Is there anything wrong with my method below? Also, is there an easier method?
For $sin\,x = \sum^{\infty}_{k=0}\frac{(-1)^kx^{1+2k}}{(1+2k)!}$,
$L_1 = \lim_{k\rightarrow\infty} \left| \frac{x^{1+2(k+1)}}{(1+2(k+1))!} \div \frac{x^{1+2k}}{(1+2k)!}\right|$
$= \lim_{k\rightarrow\infty} \left| \frac{x^2}{(2k+3)(2k+2)} \right| = 0 < 1 \;\forall x \in \mathbb{R} $
Thus, by ratio test, $sin\,x = \sum^{\infty}_{k=0}\frac{(-1)^kx^{1+2k}}{(1+2k)!}$ converges $\;\forall x \in \mathbb{R} $
Next, for $e^{sin\,x}= 1 + \sum^\infty_{k=1} \frac{sin^k x}{k!}$,
$L_2 = \lim_{k\rightarrow\infty} \left| \frac{sin^{k+1}x}{(k+1)!} \div \frac{sin^k x}{k!}\right|$
$= \lim_{k\rightarrow\infty} \left| \frac{sin\,x}{k+1} \right|$
$= \lim_{k\rightarrow\infty} \left| \frac{\sum^{\infty}_{k=0}\frac{(-1)^kx^{1+2k}}{(1+2k)!}}{k+1} \right| = 0 < 1 \;\forall x \in \mathbb{R}$
since $\sum^{\infty}_{k=0}\frac{(-1)^kx^{1+2k}}{(1+2k)!}$ converges $\forall x \in \mathbb{R}$
Thus, by ratio test, the Taylor's series (about 0) of $e^{sin\,x}$ converges $\forall x \in \mathbb{R}$
I don't think there's anything wrong with what you've written.
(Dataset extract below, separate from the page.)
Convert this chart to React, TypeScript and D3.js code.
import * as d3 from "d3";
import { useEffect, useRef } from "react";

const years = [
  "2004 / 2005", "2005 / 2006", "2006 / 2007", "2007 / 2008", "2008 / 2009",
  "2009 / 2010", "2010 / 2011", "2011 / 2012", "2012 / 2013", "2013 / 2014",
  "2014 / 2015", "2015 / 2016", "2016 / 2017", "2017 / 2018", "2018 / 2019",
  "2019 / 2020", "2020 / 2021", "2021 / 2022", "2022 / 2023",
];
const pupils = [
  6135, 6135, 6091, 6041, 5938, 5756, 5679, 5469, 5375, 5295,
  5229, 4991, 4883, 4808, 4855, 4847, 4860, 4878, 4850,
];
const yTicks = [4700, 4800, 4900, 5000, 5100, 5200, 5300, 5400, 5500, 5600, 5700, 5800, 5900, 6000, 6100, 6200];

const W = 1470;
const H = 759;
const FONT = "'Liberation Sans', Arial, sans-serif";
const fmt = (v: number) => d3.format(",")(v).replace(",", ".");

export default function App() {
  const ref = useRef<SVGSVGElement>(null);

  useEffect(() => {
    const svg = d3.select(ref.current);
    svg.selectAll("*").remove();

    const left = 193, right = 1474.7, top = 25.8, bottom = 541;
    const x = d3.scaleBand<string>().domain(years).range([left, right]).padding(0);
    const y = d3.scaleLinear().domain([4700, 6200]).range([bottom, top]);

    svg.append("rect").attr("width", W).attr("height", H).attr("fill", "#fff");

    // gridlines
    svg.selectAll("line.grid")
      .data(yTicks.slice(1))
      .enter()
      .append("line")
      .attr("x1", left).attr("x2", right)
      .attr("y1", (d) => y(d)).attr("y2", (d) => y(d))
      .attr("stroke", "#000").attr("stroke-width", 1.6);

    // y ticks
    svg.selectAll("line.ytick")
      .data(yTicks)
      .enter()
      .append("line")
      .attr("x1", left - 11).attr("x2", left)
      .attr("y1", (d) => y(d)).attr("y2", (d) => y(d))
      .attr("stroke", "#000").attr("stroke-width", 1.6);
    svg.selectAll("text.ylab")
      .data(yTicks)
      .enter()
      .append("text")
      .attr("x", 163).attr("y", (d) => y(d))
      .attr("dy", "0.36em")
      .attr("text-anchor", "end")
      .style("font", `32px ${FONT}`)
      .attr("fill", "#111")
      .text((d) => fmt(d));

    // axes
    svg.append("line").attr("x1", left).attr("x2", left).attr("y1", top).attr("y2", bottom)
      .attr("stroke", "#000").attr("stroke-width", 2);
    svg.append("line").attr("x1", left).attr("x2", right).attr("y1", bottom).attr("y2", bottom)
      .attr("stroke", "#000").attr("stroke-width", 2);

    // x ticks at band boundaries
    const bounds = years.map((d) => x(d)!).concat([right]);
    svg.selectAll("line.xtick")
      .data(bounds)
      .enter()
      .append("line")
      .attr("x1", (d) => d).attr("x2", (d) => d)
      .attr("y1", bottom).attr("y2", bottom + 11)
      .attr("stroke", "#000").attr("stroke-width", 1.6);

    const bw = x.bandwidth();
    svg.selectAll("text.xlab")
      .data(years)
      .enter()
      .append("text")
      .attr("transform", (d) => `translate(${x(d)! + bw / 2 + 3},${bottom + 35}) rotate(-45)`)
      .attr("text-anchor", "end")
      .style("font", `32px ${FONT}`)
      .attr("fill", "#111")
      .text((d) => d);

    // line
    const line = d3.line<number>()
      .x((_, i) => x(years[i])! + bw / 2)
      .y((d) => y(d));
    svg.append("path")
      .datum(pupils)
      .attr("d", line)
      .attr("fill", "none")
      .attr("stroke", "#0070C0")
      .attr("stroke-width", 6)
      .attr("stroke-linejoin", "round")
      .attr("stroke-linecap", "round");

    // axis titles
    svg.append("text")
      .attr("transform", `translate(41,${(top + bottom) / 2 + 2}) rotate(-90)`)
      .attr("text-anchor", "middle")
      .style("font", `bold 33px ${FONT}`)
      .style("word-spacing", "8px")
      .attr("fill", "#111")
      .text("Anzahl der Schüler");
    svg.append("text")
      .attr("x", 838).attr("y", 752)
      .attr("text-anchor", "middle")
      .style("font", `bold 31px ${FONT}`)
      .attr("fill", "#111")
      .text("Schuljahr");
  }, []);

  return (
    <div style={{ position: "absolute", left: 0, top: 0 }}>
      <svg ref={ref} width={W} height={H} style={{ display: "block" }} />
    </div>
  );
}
I wouldn't say it was necessary to sub back in the taylor series for $\sin{x}$ three lines from the bottom. I'm not sure you need to use the taylor series for $\sin$ explicitly anyway. You could either note that
$\forall x \in \mathbb{R},\:\mid \sin{x}\mid\; \leq 1$
and then put that into your limit and have $L_2\leq0$, hence $L_2=0$.
Or just use that sin x is constant w.r.t. the limit being taken and take it outside the limit.
$L_2= \lim\limits_{k\rightarrow\infty} \left| \frac{\sin x}{k+1} \right|=\left| \sin x \right|\lim\limits_{k\rightarrow\infty}\frac{1}{k+1}=0$.
I suppose this holds whenever $\sin$ is well defined, which is everywhere.